Lily Simonson’s paintings and accompanying video installation immerse viewers in an uncanny world that is at once naturalistic and psychedelic. Through hyper-saturated canvases, Simonson magnifies the vibrantly colored crystalline ice formations, dizzying vistas, and unexpected creatures that she encountered while scuba diving daily beneath the world’s largest expanse of sea ice off the Antarctic coast. She also delves into Antarctica’s terrestrial landscape, honing in on the movement of liquid water through permafrost. Simonson worked alongside researchers who study this phenomenon to understand how water might behave on the similarly extreme cold dry surface of Mars. Invoking the language of abstract expressionism, Simonson’s works trace these water track patterns through rich swaths of fluorescent paint.

Ethereal winged mollusks, submerged glaciers, and gestural expanses of color appear and dissolve through lush, translucent glazes. Both the paintings and the subjects themselves hover between the familiar and the unknown; depth and flatness; clarity and disorientation. In this way, Simonson’s work tugs at the tension between figuration and abstraction that drives so many issues in contemporary painting. Antarctica emerges not only as a site for expanding scientific knowledge, but also for pushing the boundaries of painting itself.

Camping in sub-freezing temperatures and working alongside researchers at remote field sites, from the crater of Antarctica’s most active volcano to the glacial-carved McMurdo Dry Valleys, Simonson reframes the role of the expedition artist in contemporary culture. Combining traditions of natural illustration with figuration, psychedelia, and abstraction, she entices viewers to contemplate both the thrill of exploration and the limits of existence.

Once characterized by isolation, these unique ecosystems face increased connectivity as a result of human activities and natural geological shifts. Though such extreme worlds have never supported a native human population, they are paradoxically vulnerable to Anthropocene-induced collapse. Simonson’s work investigates these otherworldly landscapes and life forms as harbingers of dramatic global change.
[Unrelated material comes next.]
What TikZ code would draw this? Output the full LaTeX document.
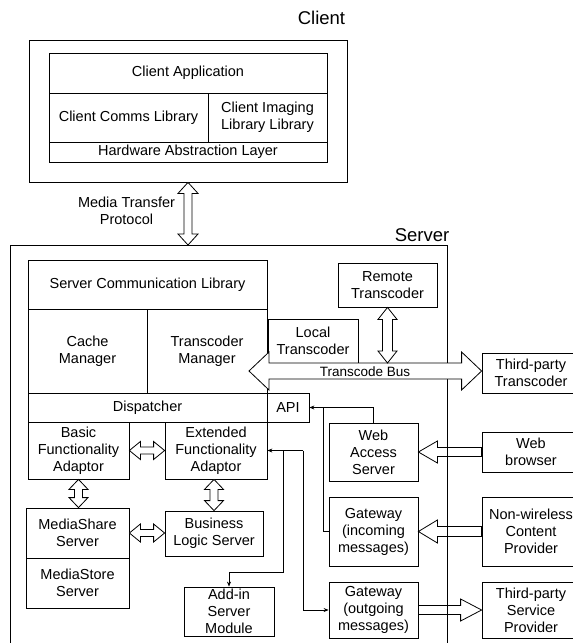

In addition to her Antarctic expeditions, Simonson has also served as the Artist in Residence aboard the Exploration Vessel Nautilus and the Research Vessel Melville. Her work has been exhibited across the US and Europe, and has appeared in a range of media outlets, including the LA Times, LA Weekly, MTV, the Huffington Post, CBS News, and MSNBC. Simonson holds an MFA from UCLA and a BA from UC Berkeley. She has taught painting and drawing at UC Berkeley, the Norton Simon Museum of Art, and CSU Pomona.